Given request —
In the entries that follow, how many lines contain the word "draw"? Answer with the number only.

== Material to process ==

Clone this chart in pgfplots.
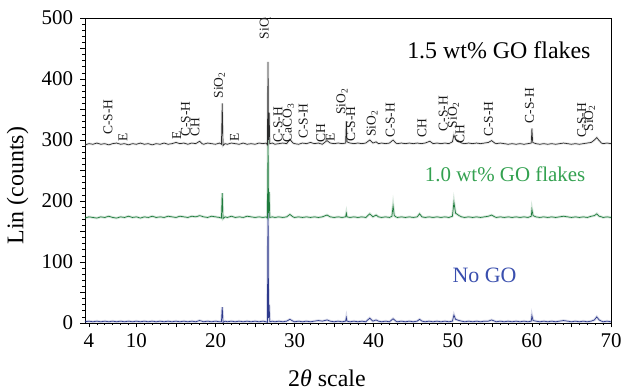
\documentclass[border=0pt]{standalone}
\usepackage{fontspec}
\setmainfont{Liberation Serif}
\usepackage{pgfplots}
\usepackage{pgfplotstable}
\pgfplotsset{compat=1.18}

\definecolor{xrdblack}{HTML}{2B2B2B}
\definecolor{xrdgreen}{HTML}{1E7B3C}
\definecolor{txtgreen}{HTML}{33A150}
\definecolor{xrdblue}{HTML}{2E3A8C}
\definecolor{txtblue}{HTML}{3A4FAE}

% 1.5 wt% GO flakes
\pgfplotstableread{
x y
3.5 292
4 294
4.5 293
5 295
5.5 293
6 294
6.5 292
7 294
7.5 295
8 293
8.5 294
9 292
9.5 294
10 293
10.5 295
11 293
11.5 294
12 292
12.5 294
13 293
13.5 295
14 293
14.5 294
15 296
15.5 294
16 295
16.5 293
17 295
17.5 294
18 298
18.3 294
18.5 293
19 295
19.5 294
20 293
20.5 295
20.75 293
20.85 360
20.95 291
21.2 294
21.5 293
22 295
22.5 294
23 293
23.5 295
24 293
24.5 294
25 293
25.5 295
26 294
26.4 295
26.56 292
26.64 428
26.71 300
26.78 345
26.86 294
27.2 295
27.5 293
28 294
28.5 295
29 294
29.4 301
29.8 295
30 294
30.5 293
31 295
31.5 294
32 296
32.5 294
33 295
33.5 293
34.1 299
34.5 295
35 294
35.5 295
36 294
36.45 295
36.54 331
36.62 297
37 295
37.5 294
38 295
38.5 294
39 295
39.5 300
39.9 295
40.3 297
40.6 294
41 295
41.5 294
42 295
42.45 300
42.8 295
43 294
43.5 295
44 294
44.5 295
45 294
45.5 295
46 294
46.5 295
47.1 298
47.4 295
47.5 294
48 295
48.5 294
49 295
49.5 294
49.95 297
50.14 308
50.35 301
50.8 298
51.1 295
51.5 294
52 295
52.5 294
53 295
53.5 294
54 295
54.5 296
54.9 299
55.3 295
55.5 294
56 295
56.5 294
57 293
57.5 294
58 293
58.5 294
59 293
59.5 294
59.92 295
60.0 319
60.1 296
60.5 294
61 293
61.5 294
62 293
62.5 294
63 293
63.5 294
64 295
64.5 294
65 293
65.5 294
66 293
66.5 294
67 295
67.5 296
67.9 300
68.2 304
68.5 299
68.8 295
69 294
69.5 295
70 294
}\goHigh

% 1.0 wt% GO flakes
\pgfplotstableread{
x y
3.5 172
4 174
4.5 173
5 172
5.5 174
6 173
6.5 175
7 173
7.5 172
8 174
8.5 173
9 175
9.5 173
10 174
10.5 172
11 174
11.5 173
12 175
12.5 173
13 174
13.5 173
14 175
14.5 174
15 173
15.5 175
16 174
16.5 173
17 175
17.5 174
18 176
18.5 174
19 173
19.5 175
20 174
20.5 173
20.75 172
20.85 213
20.95 171
21.2 174
21.5 173
22 175
22.5 173
23 174
23.5 173
24 175
24.5 174
25 173
25.5 174
26 173
26.4 174
26.56 172
26.64 300
26.71 180
26.78 215
26.86 173
27.2 174
27.5 173
28 174
28.5 173
29 174
29.4 178
29.8 174
30 173
30.5 174
31 173
31.5 174
32 173
32.5 174
33 173
33.5 174
34.1 177
34.5 174
35 173
35.5 174
36 173
36.45 174
36.54 180
36.62 174
37 173
37.5 174
38 173
38.5 174
39 173
39.5 179
39.9 174
40.3 177
40.6 174
41 173
41.5 174
42 173
42.3 175
42.45 192
42.6 176
42.8 174
43 173
43.5 174
44 173
44.5 174
45 173
45.5 174
45.8 179
46.1 174
46.5 173
47 174
47.5 173
48 174
48.5 173
49 174
49.5 173
49.95 175
50.14 198
50.35 180
50.8 176
51.1 174
51.5 173
52 174
52.5 173
53 174
53.5 173
54 174
54.5 175
54.9 177
55.3 174
55.5 173
56 174
56.5 173
57 174
57.5 173
58 174
58.5 173
59 174
59.5 173
59.92 175
60.0 186
60.15 176
60.5 174
61 173
61.5 174
62 173
62.5 174
63 173
63.5 174
64 175
64.5 174
65 173
65.5 174
66 173
66.5 174
67 173
67.5 175
67.9 176
68.2 179
68.5 175
68.8 174
69 173
69.5 174
70 173
}\goMid

% No GO
\pgfplotstableread{
x y
3.5 2
4 3
4.5 2
5 3
5.5 2
6 3
6.5 2
7 3
7.5 2
8 3
8.5 2
9 3
9.5 2
10 3
10.5 2
11 3
11.5 2
12 3
12.5 2
13 3
13.5 2
14 3
14.5 2
15 3
15.5 2
16 3
16.5 2
17 3
17.5 2
18 4
18.5 2
19 3
19.5 2
20 3
20.5 2
20.75 2
20.85 26
20.95 1
21.2 3
21.5 2
22 3
22.5 2
23 3
23.5 2
24 3
24.5 2
25 3
25.5 2
26 3
26.4 2
26.56 1
26.64 200
26.71 8
26.78 30
26.86 2
27.2 3
27.5 2
28 3
28.5 2
29 3
29.4 6
29.8 3
30 2
30.5 3
31 2
31.5 3
32 2
32.5 3
33 4
33.5 3
34.1 5
34.5 3
35 2
35.5 3
36 2
36.45 3
36.54 9
36.62 3
37 2
37.5 3
38 2
38.5 3
39 2
39.5 8
39.9 3
40.3 5
40.6 3
41 2
41.5 3
42 2
42.45 7
42.8 3
43 2
43.5 3
44 2
44.5 3
45 2
45.5 3
45.8 6
46.1 3
46.5 2
47 3
47.5 2
48 3
48.5 2
49 3
49.5 2
49.95 3
50.14 13
50.35 6
50.8 4
51.1 3
51.5 2
52 3
52.5 2
53 3
53.5 2
54 3
54.5 3
54.9 5
55.3 3
55.5 2
56 3
56.5 2
57 3
57.5 2
58 3
58.5 2
59 3
59.5 2
59.92 3
60.0 12
60.15 4
60.5 3
61 2
61.5 3
62 2
62.5 3
63 2
63.5 3
64 4
64.5 3
65 2
65.5 3
66 2
66.5 3
67 2
67.5 3
67.9 5
68.2 10
68.5 5
68.8 3
69 2
69.5 3
70 2
}\goNone

\begin{document}
\begin{tikzpicture}[
  peak/.style={rotate=90, anchor=west, inner sep=0pt,
    font=\fontsize{13.5}{13.5}\selectfont, text=black!90}]
\begin{axis}[
  scale only axis, width=526bp, height=305bp,
  xmin=3.5, xmax=70, ymin=0, ymax=500,
  xtick={4,10,15,20,25,30,35,40,45,50,55,60,65,70},
  xticklabels={4,10,,20,,30,,40,,50,,60,,70},
  minor xtick={5,6,...,69},
  ytick={0,50,...,500},
  yticklabels={0,,100,,200,,300,,400,,500},
  minor ytick={10,20,...,490},
  tick align=outside, tick pos=left,
  major tick length=4.5bp, minor tick length=2.5bp,
  every tick/.style={black, line width=0.8bp},
  every minor tick/.style={black, line width=0.7bp},
  axis line style={line width=0.8bp},
  tick label style={font=\fontsize{21}{21}\selectfont},
  xticklabel style={yshift=-3bp},
  yticklabel style={xshift=-4bp},
  xlabel={2\textit{θ} scale},
  xlabel style={font=\fontsize{24}{24}\selectfont,
    at={(axis description cs:0.46,-0.18)}, anchor=center},
  ylabel={Lin (counts)},
  ylabel style={font=\fontsize{24}{24}\selectfont,
    at={(axis description cs:-0.128,0.45)}, anchor=center},
  halo/.style={line width=2.6bp, opacity=0.18},
]
% soft halo under each pattern
\addplot[xrdblue, halo] table {\goNone};
\addplot[xrdblue, line width=0.7bp] table {\goNone};
\addplot[xrdgreen, halo] table {\goMid};
\addplot[xrdgreen, line width=0.7bp] table {\goMid};
\addplot[gray, halo] table {\goHigh};
\addplot[xrdblack, line width=0.7bp] table {\goHigh};

% sample names
\node[anchor=west, font=\fontsize{24}{24}\selectfont, text=black]
  at (axis cs:43.8,447) {1.5 wt\% GO flakes};
\node[anchor=east, font=\fontsize{21}{21}\selectfont, text=txtgreen]
  at (axis cs:67.2,244) {1.0 wt\% GO flakes};
\node[anchor=east, font=\fontsize{22}{22}\selectfont, text=txtblue]
  at (axis cs:58.5,78) {No GO};

% phase identification
\node[peak] at (axis cs:6.4,308) {C-S-H};
\node[peak] at (axis cs:8.3,297) {E};
\node[peak] at (axis cs:15.1,300) {E};
\node[peak] at (axis cs:16.2,305) {C-S-H};
\node[peak] at (axis cs:17.4,305) {CH};
\node[peak] at (axis cs:20.5,368) {SiO\textsubscript{2}};
\node[peak] at (axis cs:22.4,297) {E};
\node[peak] at (axis cs:26.3,465) {SiO\textsubscript{2}};
\node[peak] at (axis cs:27.9,296) {C-S-H};
\node[peak] at (axis cs:29.2,296) {CaCO\textsubscript{3}};
\node[peak] at (axis cs:31.1,302) {C-S-H};
\node[peak] at (axis cs:33.3,295) {CH};
\node[peak] at (axis cs:34.5,297) {E};
\node[peak] at (axis cs:36.0,341) {SiO\textsubscript{2}};
\node[peak] at (axis cs:37.1,297) {C-S-H};
\node[peak] at (axis cs:39.8,305) {SiO\textsubscript{2}};
\node[peak] at (axis cs:42.1,303) {C-S-H};
\node[peak] at (axis cs:46.1,303) {CH};
\node[peak] at (axis cs:48.8,314) {C-S-H};
\node[peak] at (axis cs:50.1,319) {SiO\textsubscript{2}};
\node[peak] at (axis cs:50.9,294) {CH};
\node[peak] at (axis cs:54.5,305) {C-S-H};
\node[peak] at (axis cs:59.7,327) {C-S-H};
\node[peak] at (axis cs:66.3,303) {C-S-H};
\node[peak] at (axis cs:67.3,314) {SiO\textsubscript{2}};
\end{axis}
\pgfresetboundingbox
\path ([shift={(-85bp,-69bp)}]current axis.south west)
  rectangle ([shift={(12bp,18bp)}]current axis.north east);
\end{tikzpicture}
\end{document}
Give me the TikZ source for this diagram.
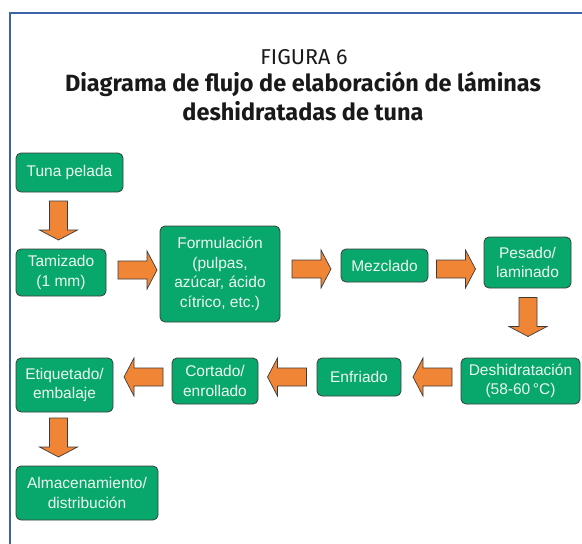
\documentclass[tikz,border=0pt]{standalone}
\usepackage{fontspec}
\setmainfont{Liberation Sans}
\newfontfamily\titlefont{Fira Sans}
\definecolor{framecol}{HTML}{3A66A8}
\definecolor{boxgreen}{HTML}{08A86C}
\definecolor{boxedge}{HTML}{3C3C3C}
\definecolor{arrorange}{HTML}{F08536}
\definecolor{boxtext}{HTML}{ECF7F0}
\tikzset{
  stepbox/.style={draw=boxedge, line width=0.8pt, fill=boxgreen, rounded corners=5pt,
    text=boxtext, align=center, inner sep=0pt,
    font=\fontsize{15.5}{19.5}\selectfont},
  blockarrow/.style={draw=boxedge, line width=0.7pt, fill=arrorange, line join=miter},
  barrow/.pic={\path[blockarrow] (-19.5,-9) -- (9.5,-9) -- (9.5,-19) -- (19.5,0) -- (9.5,19) -- (9.5,9) -- (-19.5,9) -- cycle;},
  titletext/.style={anchor=base, inner sep=0pt, text=black!90}
}
\begin{document}
\begin{tikzpicture}[x=1pt,y=-1pt]
\useasboundingbox (0,0) rectangle (582,544);
% frame
\draw[framecol, line width=2pt] (10,544) -- (10,13) -- (582,13);
% title
\node[titletext, font=\titlefont\fontsize{21.5}{25}\selectfont] (fig) at (304,64) {FIGURA 6};
\node[titletext, font=\titlefont\bfseries\fontsize{23.5}{28}\selectfont] (t1) at (303,91) {Diagrama de flujo de elaboración de láminas};
\node[titletext, font=\titlefont\bfseries\fontsize{23.5}{28}\selectfont] (t2) at (303,120) {deshidratadas de tuna};
% boxes
\node[stepbox, minimum width=107pt, minimum height=39pt] (tuna) at (69.5,172.5) {Tuna pelada};
\node[stepbox, minimum width=90pt, minimum height=47pt] (tam) at (61,272.5) {Tamizado\\(1 mm)};
\node[stepbox, minimum width=120pt, minimum height=96pt] (form) at (220,274) {Formulación\\(pulpas,\\azúcar, ácido\\cítrico, etc.)};
\node[stepbox, minimum width=87pt, minimum height=33pt] (mez) at (384.5,265.5) {Mezclado};
\node[stepbox, minimum width=87pt, minimum height=51pt] (pes) at (527.5,262.5) {Pesado/\\laminado};
\node[stepbox, minimum width=119pt, minimum height=46pt] (desh) at (520.5,381) {Deshidratación\\(58-60\,°C)};
\node[stepbox, minimum width=84pt, minimum height=38pt] (enf) at (359,377) {Enfriado};
\node[stepbox, minimum width=86pt, minimum height=46pt] (cort) at (215,381) {Cortado/\\enrollado};
\node[stepbox, minimum width=97pt, minimum height=54pt] (etiq) at (64.5,385) {Etiquetado/\\embalaje};
\node[stepbox, minimum width=142pt, minimum height=54pt] (alm) at (87,493) {Almacenamiento/\\distribución};
% block arrows (tuna->tam, tam->form, form->mez, mez->pes, pes->desh, desh->enf, enf->cort, cort->etiq, etiq->alm)
\pic[rotate=-90] at (58.5,220.5) {barrow};
\pic at (137.5,270) {barrow};
\pic at (311.5,269) {barrow};
\pic at (456,269) {barrow};
\pic[rotate=-90] at (528,317) {barrow};
\pic[rotate=180] at (432.5,377) {barrow};
\pic[rotate=180] at (287,377) {barrow};
\pic[rotate=180] at (143.5,377) {barrow};
\pic[rotate=-90] at (58.5,437.5) {barrow};
\end{tikzpicture}
\end{document}
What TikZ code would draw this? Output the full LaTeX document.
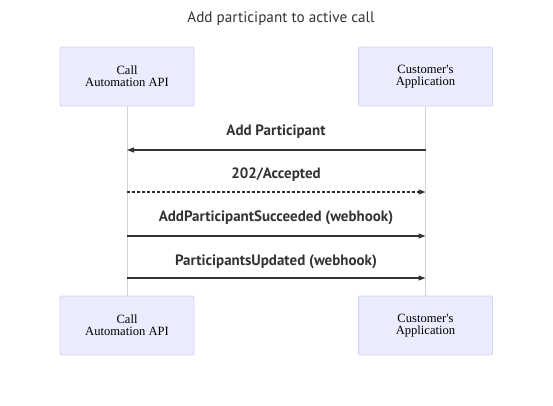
\documentclass[tikz,border=0pt]{standalone}
\usepackage{fontspec}
\setmainfont{Liberation Serif}
\newfontfamily\actorfont{Liberation Serif}
\newfontfamily\msgfont{PT Sans}
\usetikzlibrary{arrows.meta}
\definecolor{boxfill}{HTML}{ECECFF}
\definecolor{boxline}{HTML}{D4D0F5}
\definecolor{lifeline}{HTML}{D3D3D3}
\definecolor{msgline}{HTML}{333333}

\tikzset{
  actor/.style={draw=boxline, fill=boxfill, rounded corners=2pt, line width=0.8pt,
    minimum width=134pt, minimum height=59pt, align=center,
    font=\actorfont\fontsize{12.6}{12}\selectfont, inner sep=0pt},
  msg/.style={draw=msgline, line width=1.1pt, -{Triangle[length=7pt,width=5pt]}},
  msglabel/.style={font=\msgfont\bfseries\fontsize{15}{15}\selectfont, text=msgline}
}

\begin{document}
\begin{tikzpicture}[x=1pt, y=-1pt]
		\useasboundingbox (0,0) rectangle (553,405);
		\node[font=\msgfont\fontsize{15.2}{15}\selectfont, text=msgline] (title) at (281,19) {Add participant to active call};
		
		% actors
		\node[actor] (apitop) at (127,76.5) {Call\\Automation API};
		\node[actor] (apptop) at (425.5,76.5) {Customer's\\Application};
		\node[actor] (apibot) at (127,325.5) {Call\\Automation API};
		\node[actor] (appbot) at (425.5,325.5) {Customer's\\Application};
		
		% lifelines
		\draw[lifeline, line width=1pt] (apitop.south) -- (apibot.north);
		\draw[lifeline, line width=1pt] (apptop.south) -- (appbot.north);
		
		% messages
		\coordinate (api1) at (127,150);  \coordinate (app1) at (425.5,150);
		\coordinate (api2) at (127,192);  \coordinate (app2) at (425.5,192);
		\coordinate (api3) at (127,236);  \coordinate (app3) at (425.5,236);
		\coordinate (api4) at (127,278);  \coordinate (app4) at (425.5,278);
		
		\draw[msg] (app1) -- (api1);
		\draw[msg, dashed, dash pattern=on 2.5pt off 2.5pt] (api2) -- (app2);
		\draw[msg] (api3) -- (app3);
		\draw[msg] (api4) -- (app4);
		
		\begin{scope}[msglabel]
			\node (lab1) at (276,132) {Add Participant};
			\node (lab2) at (276,175) {202/Accepted};
			\node (lab3) at (276,218) {AddParticipantSucceeded (webhook)};
			\node (lab4) at (276,262) {ParticipantsUpdated (webhook)};
		\end{scope}
	\end{tikzpicture}
\end{document}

===

Solution to this task —
12